Copy all lines of the listing that include the string "diagram".

Information shown »
━━━━━━
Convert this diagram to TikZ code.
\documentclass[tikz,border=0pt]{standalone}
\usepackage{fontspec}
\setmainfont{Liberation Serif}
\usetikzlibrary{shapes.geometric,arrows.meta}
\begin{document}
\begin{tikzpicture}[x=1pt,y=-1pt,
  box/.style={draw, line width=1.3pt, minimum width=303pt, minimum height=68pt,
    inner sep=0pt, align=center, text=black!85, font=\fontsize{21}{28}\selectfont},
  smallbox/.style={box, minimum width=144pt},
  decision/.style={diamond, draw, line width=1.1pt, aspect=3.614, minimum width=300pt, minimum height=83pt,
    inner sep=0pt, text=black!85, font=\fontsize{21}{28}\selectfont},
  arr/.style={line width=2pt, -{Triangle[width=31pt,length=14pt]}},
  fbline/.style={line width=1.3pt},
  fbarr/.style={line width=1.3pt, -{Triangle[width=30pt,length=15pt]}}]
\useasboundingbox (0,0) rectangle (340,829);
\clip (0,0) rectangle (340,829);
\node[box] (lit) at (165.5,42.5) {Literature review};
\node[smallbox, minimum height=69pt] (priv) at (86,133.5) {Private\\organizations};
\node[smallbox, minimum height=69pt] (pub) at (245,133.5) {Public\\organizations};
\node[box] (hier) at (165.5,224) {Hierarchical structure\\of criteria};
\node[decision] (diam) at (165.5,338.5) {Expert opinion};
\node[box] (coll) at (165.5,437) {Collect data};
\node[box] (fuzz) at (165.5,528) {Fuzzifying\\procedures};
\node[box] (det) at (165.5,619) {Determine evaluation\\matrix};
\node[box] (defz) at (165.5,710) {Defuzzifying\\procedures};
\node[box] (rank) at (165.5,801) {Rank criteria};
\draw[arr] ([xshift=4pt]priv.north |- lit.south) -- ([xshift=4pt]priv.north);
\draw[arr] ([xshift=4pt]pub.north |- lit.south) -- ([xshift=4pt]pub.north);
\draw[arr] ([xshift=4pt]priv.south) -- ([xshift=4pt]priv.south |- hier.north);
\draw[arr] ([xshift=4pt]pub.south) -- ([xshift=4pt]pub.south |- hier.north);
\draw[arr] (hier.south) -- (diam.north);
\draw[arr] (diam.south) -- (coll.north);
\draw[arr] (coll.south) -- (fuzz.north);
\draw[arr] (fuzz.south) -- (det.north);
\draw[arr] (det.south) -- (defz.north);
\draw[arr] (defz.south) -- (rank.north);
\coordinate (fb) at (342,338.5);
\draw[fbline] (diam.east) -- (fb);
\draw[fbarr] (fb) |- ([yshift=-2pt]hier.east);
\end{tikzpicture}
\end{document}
━━━━━━
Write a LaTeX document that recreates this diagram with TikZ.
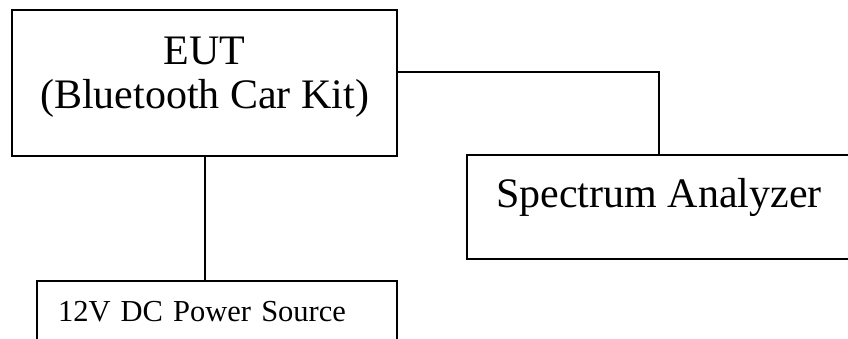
━━━━━━
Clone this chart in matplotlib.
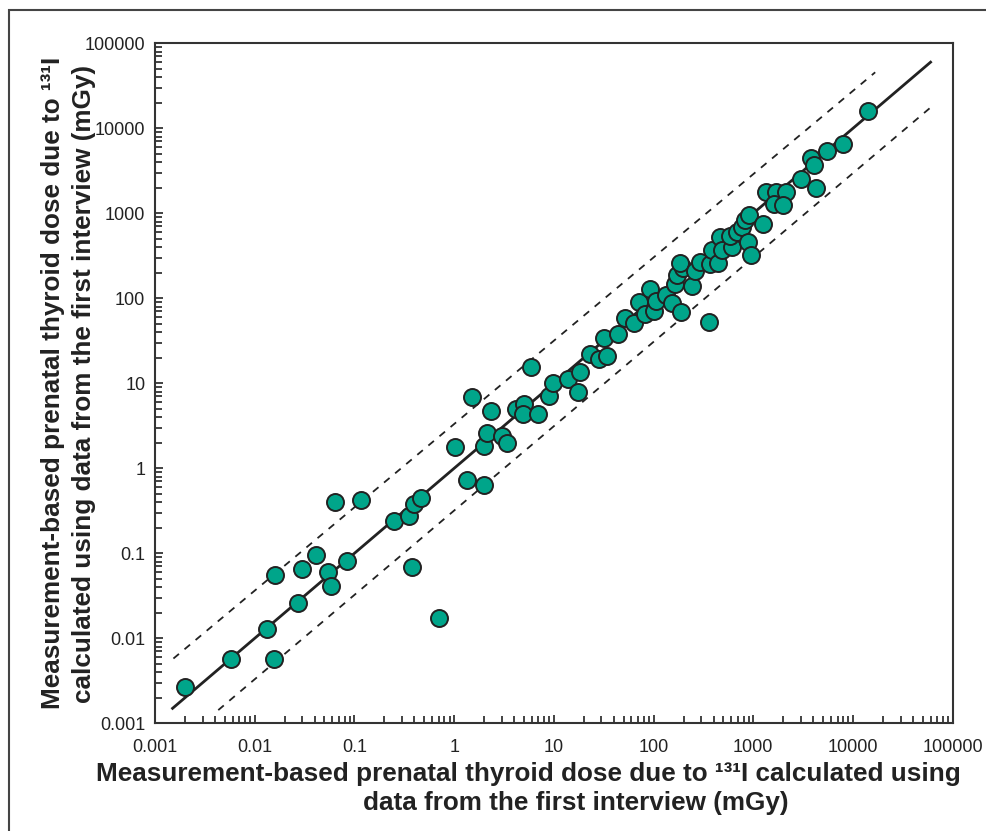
━━━━━━
Output of the exercise »
Convert this diagram to TikZ code.
Write a LaTeX document that recreates this diagram with TikZ.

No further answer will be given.